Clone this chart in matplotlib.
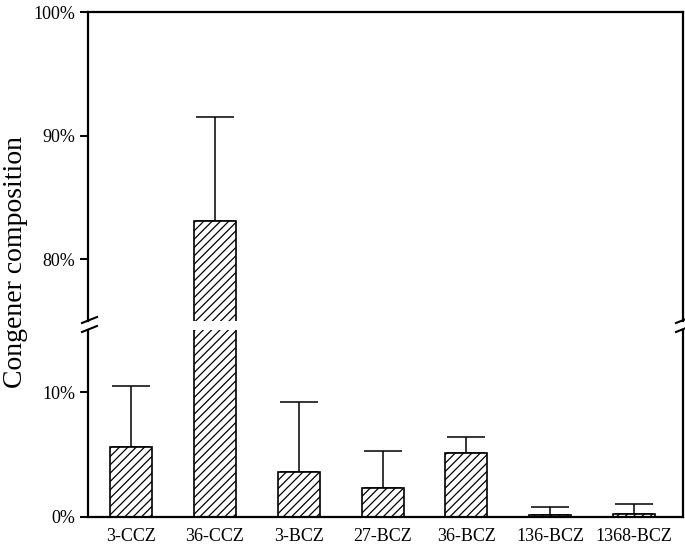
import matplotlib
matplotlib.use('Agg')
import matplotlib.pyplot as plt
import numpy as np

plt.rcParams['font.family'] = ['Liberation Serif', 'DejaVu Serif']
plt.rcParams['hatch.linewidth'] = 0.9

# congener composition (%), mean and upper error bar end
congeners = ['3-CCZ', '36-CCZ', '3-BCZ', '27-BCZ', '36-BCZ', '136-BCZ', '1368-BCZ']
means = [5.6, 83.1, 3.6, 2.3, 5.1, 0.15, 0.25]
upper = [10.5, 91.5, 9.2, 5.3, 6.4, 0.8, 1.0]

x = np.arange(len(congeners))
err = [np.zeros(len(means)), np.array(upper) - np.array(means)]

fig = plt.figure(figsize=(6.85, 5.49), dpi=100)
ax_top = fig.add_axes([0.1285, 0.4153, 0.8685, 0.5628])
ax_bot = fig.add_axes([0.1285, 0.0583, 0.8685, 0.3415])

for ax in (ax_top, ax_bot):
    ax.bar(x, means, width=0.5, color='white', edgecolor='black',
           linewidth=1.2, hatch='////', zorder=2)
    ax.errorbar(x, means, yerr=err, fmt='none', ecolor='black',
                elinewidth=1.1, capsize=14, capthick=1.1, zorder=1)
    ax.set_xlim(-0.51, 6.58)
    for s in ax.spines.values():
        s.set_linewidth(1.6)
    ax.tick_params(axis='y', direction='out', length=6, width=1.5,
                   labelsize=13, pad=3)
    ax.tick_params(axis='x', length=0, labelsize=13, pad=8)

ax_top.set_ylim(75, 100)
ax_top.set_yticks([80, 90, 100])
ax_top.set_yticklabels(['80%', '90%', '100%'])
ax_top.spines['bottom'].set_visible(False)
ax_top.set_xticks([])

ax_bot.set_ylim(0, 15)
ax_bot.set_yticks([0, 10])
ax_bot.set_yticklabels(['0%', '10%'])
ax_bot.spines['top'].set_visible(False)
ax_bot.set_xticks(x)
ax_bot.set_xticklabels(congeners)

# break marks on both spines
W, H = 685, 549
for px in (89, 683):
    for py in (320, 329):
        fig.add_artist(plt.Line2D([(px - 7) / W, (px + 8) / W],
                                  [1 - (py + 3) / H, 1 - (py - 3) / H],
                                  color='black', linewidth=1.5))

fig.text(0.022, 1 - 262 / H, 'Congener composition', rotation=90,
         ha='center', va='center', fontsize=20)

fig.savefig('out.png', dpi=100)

> _PROBLEM DETAILS_
Everything from the top line of the data down to and including the line with "ax_top.set_xticks([])" is to be copied, except the pictures.

> _ANSWER TO THE EXERCISE_
Clone this chart in matplotlib.
import matplotlib
matplotlib.use('Agg')
import matplotlib.pyplot as plt
import numpy as np

plt.rcParams['font.family'] = ['Liberation Serif', 'DejaVu Serif']
plt.rcParams['hatch.linewidth'] = 0.9

# congener composition (%), mean and upper error bar end
congeners = ['3-CCZ', '36-CCZ', '3-BCZ', '27-BCZ', '36-BCZ', '136-BCZ', '1368-BCZ']
means = [5.6, 83.1, 3.6, 2.3, 5.1, 0.15, 0.25]
upper = [10.5, 91.5, 9.2, 5.3, 6.4, 0.8, 1.0]

x = np.arange(len(congeners))
err = [np.zeros(len(means)), np.array(upper) - np.array(means)]

fig = plt.figure(figsize=(6.85, 5.49), dpi=100)
ax_top = fig.add_axes([0.1285, 0.4153, 0.8685, 0.5628])
ax_bot = fig.add_axes([0.1285, 0.0583, 0.8685, 0.3415])

for ax in (ax_top, ax_bot):
    ax.bar(x, means, width=0.5, color='white', edgecolor='black',
           linewidth=1.2, hatch='////', zorder=2)
    ax.errorbar(x, means, yerr=err, fmt='none', ecolor='black',
                elinewidth=1.1, capsize=14, capthick=1.1, zorder=1)
    ax.set_xlim(-0.51, 6.58)
    for s in ax.spines.values():
        s.set_linewidth(1.6)
    ax.tick_params(axis='y', direction='out', length=6, width=1.5,
                   labelsize=13, pad=3)
    ax.tick_params(axis='x', length=0, labelsize=13, pad=8)

ax_top.set_ylim(75, 100)
ax_top.set_yticks([80, 90, 100])
ax_top.set_yticklabels(['80%', '90%', '100%'])
ax_top.spines['bottom'].set_visible(False)
ax_top.set_xticks([])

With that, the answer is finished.